A noter : sur demande de Marvel, Fenris est en fait une louve et non un loup. Le but : éviter la présence d’un élément anatomique entre les jambes de l’animal. Il aurait été d’autant plus visible que la caméra définie avec le réalisateur Taika Waititi est en contre-plongée pour augmenter l’impression de gigantisme.
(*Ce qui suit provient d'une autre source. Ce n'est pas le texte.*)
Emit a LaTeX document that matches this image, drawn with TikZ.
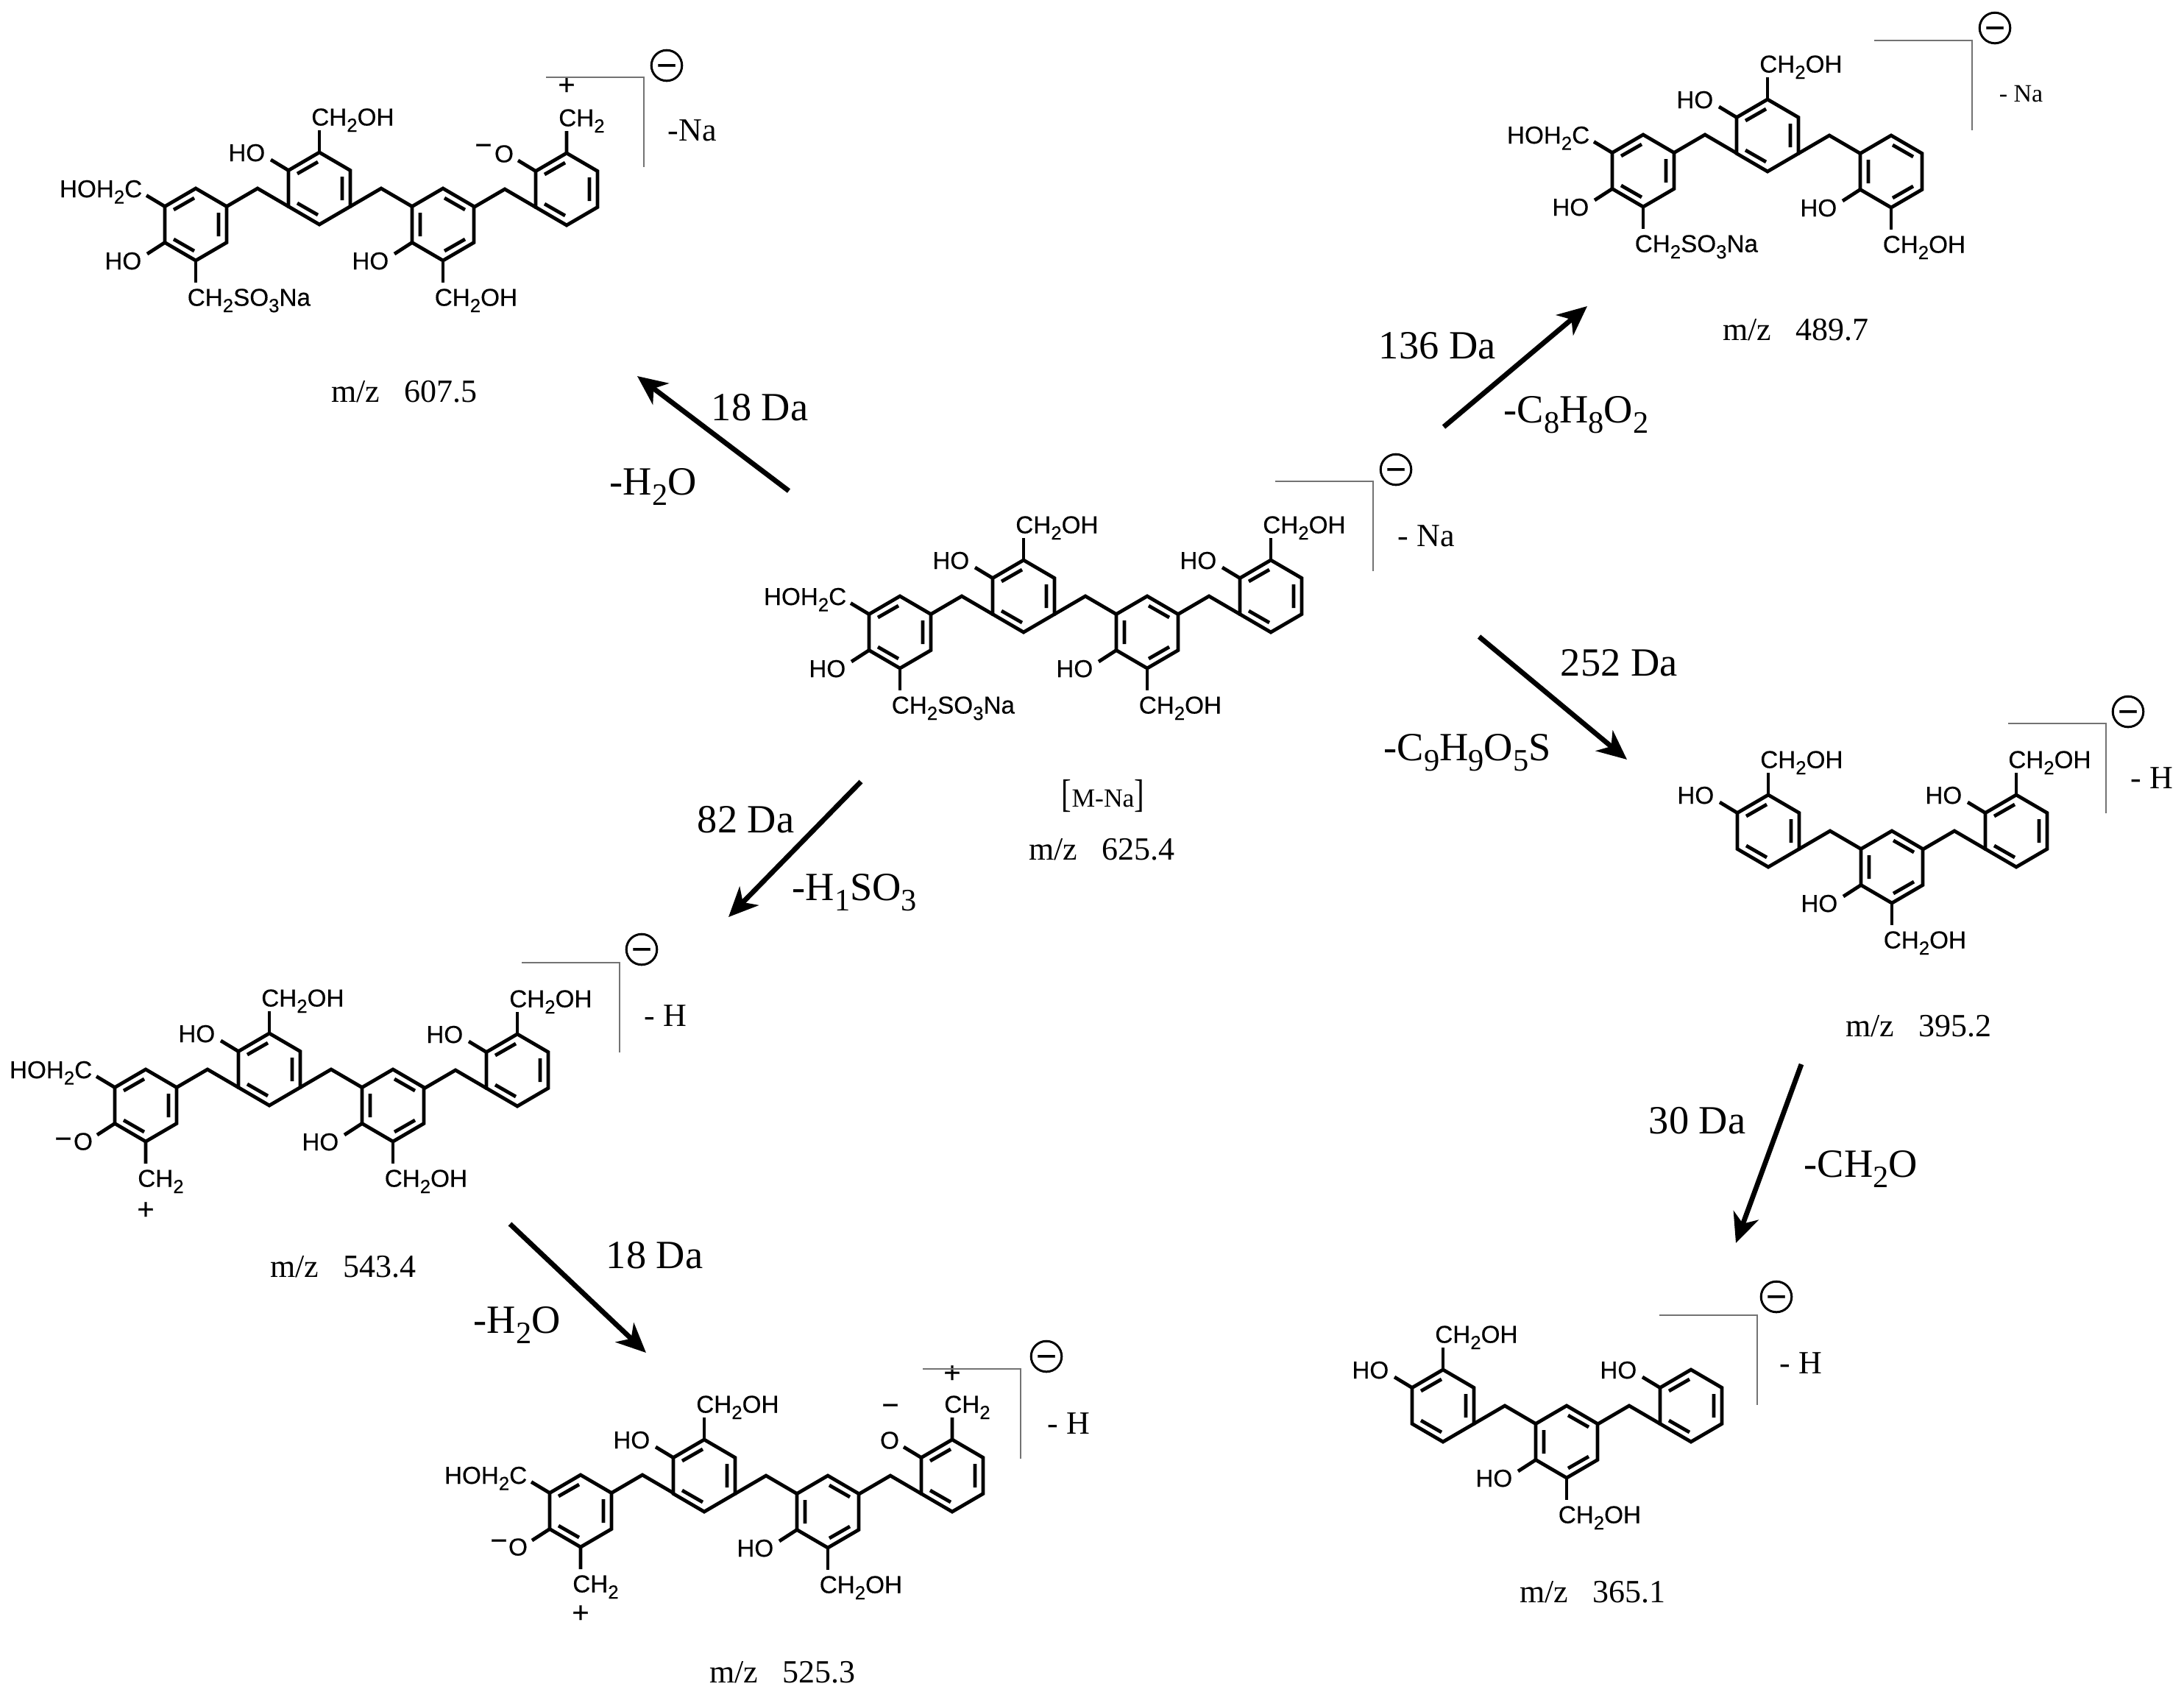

A la fin de la séquence opposant Hulk à Fenris, les personnages se battent dans la mer qui entoure le pont. Un cas inédit pour Framestore, les équipes n’ayant pas l’habitude de travailler les fluides sur ce type de gros plan. Il a fallu retravailler fLush, le solveur de fluides propriétaire du studio.

double

– Le personnage de Hela n’a pas posé de difficulté majeure : Marvel n’ayant pas su valider son design définitif avant le tournage, l’actrice a joué ses séquences en costume de motion capture. Il a toutefois fallu construire une doublure numérique haute résolution pour certains plans, visage inclus.
Les effets liés à Thor ont été plus délicats, en particulier dans sa version « Uber Thor », lorsqu’il se couvre d’éclairs. L’acteur a été filmé dans son costume de Thor, mais Chris Hemsworth ne projette évidemment pas d’éclairs dans la réalité : tout l’éclairage était donc à revoir. Même si le but était au départ de conserver au maximum le visage de l’acteur, il a souvent été plus simple de remplacer totalement Chris Hemsworth par sa doublure numérique, avec comme pour Hela un niveau de détail très élevé. Les images du tournage physique n’ont pas pour autant été perdues : elles furent particulièrement utiles en tant que références, par exemple pour les muscles.
A noter : comme pour le pont, la bande-annonce diffère du film final. On y voit une version réelle du visage de l’acteur, avec maquillage pour lui donner un simple cocard : Marvel ne voulait pas révéler avant la sortie que Thor allait perdre son oeil.

Thor Ragnarok

Thor Ragnarok

– Enfin, le personnage de Korg fut particulièrement long à être approuvé, avec de nombreuses itérations à cause de son visage de pierre. L’asset a fait de nombreux allers et retours entre les départements modélisation, rigging et animation afin d’obtenir un résultat qui soit expressif, dans lequel les roches du visage ne se déforment pas de façon excessive et n’entrent pas en collision. Des petites pierres ont été utilisées autour des yeux et de la bouche pour permettre des expressions subtiles.
Alexis Wajsbrot nous a précisé que le personnage final n’a pas été approuvé via une turntable classique, mais grâce à un plan en action, animé : un cas de plus en plus fréquent.

Dans cette conférence, Alexis Wajsbrot nous a dressé le portrait d’un projet complexe, en particulier à cause des méthodes de travail de Marvel. La nécessité de pouvoir modifier les assets et revenir à de nombreuses reprises sur certains choix imposent une grande souplesse aux studios d’effets visuels.